Work to be completed: Leave out the pictures, and write out exactly the lines from the beginning of the material to the line holding "const cx = cxVis / sx;", that line included, and nothing else.

Dataset section:

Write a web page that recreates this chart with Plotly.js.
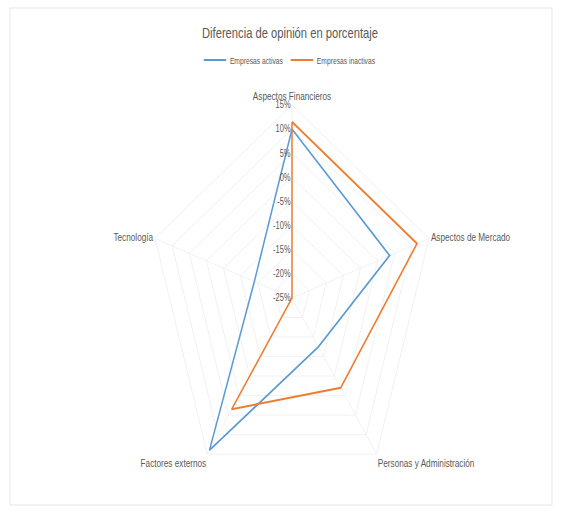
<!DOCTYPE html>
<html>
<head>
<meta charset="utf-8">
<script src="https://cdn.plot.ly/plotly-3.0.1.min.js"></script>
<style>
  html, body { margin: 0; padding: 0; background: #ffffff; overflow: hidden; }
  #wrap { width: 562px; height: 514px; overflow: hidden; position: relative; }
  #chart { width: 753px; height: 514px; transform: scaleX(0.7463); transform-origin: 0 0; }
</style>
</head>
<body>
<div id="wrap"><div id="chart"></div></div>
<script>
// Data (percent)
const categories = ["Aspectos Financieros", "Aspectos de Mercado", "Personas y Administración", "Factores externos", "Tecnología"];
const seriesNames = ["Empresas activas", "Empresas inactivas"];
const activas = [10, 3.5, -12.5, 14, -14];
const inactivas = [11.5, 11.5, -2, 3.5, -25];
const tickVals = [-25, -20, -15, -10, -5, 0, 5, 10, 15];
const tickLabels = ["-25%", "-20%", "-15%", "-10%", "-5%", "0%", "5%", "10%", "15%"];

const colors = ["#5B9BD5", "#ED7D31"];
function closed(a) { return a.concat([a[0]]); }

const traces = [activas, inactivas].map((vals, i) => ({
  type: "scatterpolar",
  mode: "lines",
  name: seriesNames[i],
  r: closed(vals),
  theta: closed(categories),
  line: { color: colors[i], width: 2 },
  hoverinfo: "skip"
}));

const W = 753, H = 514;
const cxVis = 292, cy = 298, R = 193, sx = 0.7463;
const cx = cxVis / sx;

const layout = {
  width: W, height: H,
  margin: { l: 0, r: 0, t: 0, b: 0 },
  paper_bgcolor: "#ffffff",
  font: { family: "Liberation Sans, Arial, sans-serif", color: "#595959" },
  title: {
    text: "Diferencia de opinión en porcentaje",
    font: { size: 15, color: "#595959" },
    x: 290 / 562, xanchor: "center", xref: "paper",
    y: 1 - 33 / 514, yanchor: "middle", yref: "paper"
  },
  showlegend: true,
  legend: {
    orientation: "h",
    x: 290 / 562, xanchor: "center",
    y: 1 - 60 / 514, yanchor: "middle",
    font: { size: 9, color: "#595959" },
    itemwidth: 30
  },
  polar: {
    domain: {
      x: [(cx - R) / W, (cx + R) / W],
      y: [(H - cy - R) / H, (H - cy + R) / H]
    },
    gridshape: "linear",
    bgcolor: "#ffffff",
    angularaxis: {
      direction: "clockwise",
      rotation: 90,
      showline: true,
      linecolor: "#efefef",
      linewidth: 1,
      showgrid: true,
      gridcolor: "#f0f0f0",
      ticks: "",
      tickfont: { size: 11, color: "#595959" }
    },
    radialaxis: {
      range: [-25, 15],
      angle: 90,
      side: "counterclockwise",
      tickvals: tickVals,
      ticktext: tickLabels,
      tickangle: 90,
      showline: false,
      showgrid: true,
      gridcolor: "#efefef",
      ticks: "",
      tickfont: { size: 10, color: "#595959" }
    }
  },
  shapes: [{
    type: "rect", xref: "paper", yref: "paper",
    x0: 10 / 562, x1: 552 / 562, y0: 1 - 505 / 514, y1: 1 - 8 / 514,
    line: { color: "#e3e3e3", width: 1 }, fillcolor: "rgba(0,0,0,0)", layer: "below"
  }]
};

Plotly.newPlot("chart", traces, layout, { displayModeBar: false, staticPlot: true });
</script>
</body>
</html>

Result:
Write a web page that recreates this chart with Plotly.js.
<!DOCTYPE html>
<html>
<head>
<meta charset="utf-8">
<script src="https://cdn.plot.ly/plotly-3.0.1.min.js"></script>
<style>
  html, body { margin: 0; padding: 0; background: #ffffff; overflow: hidden; }
  #wrap { width: 562px; height: 514px; overflow: hidden; position: relative; }
  #chart { width: 753px; height: 514px; transform: scaleX(0.7463); transform-origin: 0 0; }
</style>
</head>
<body>
<div id="wrap"><div id="chart"></div></div>
<script>
// Data (percent)
const categories = ["Aspectos Financieros", "Aspectos de Mercado", "Personas y Administración", "Factores externos", "Tecnología"];
const seriesNames = ["Empresas activas", "Empresas inactivas"];
const activas = [10, 3.5, -12.5, 14, -14];
const inactivas = [11.5, 11.5, -2, 3.5, -25];
const tickVals = [-25, -20, -15, -10, -5, 0, 5, 10, 15];
const tickLabels = ["-25%", "-20%", "-15%", "-10%", "-5%", "0%", "5%", "10%", "15%"];

const colors = ["#5B9BD5", "#ED7D31"];
function closed(a) { return a.concat([a[0]]); }

const traces = [activas, inactivas].map((vals, i) => ({
  type: "scatterpolar",
  mode: "lines",
  name: seriesNames[i],
  r: closed(vals),
  theta: closed(categories),
  line: { color: colors[i], width: 2 },
  hoverinfo: "skip"
}));

const W = 753, H = 514;
const cxVis = 292, cy = 298, R = 193, sx = 0.7463;
const cx = cxVis / sx;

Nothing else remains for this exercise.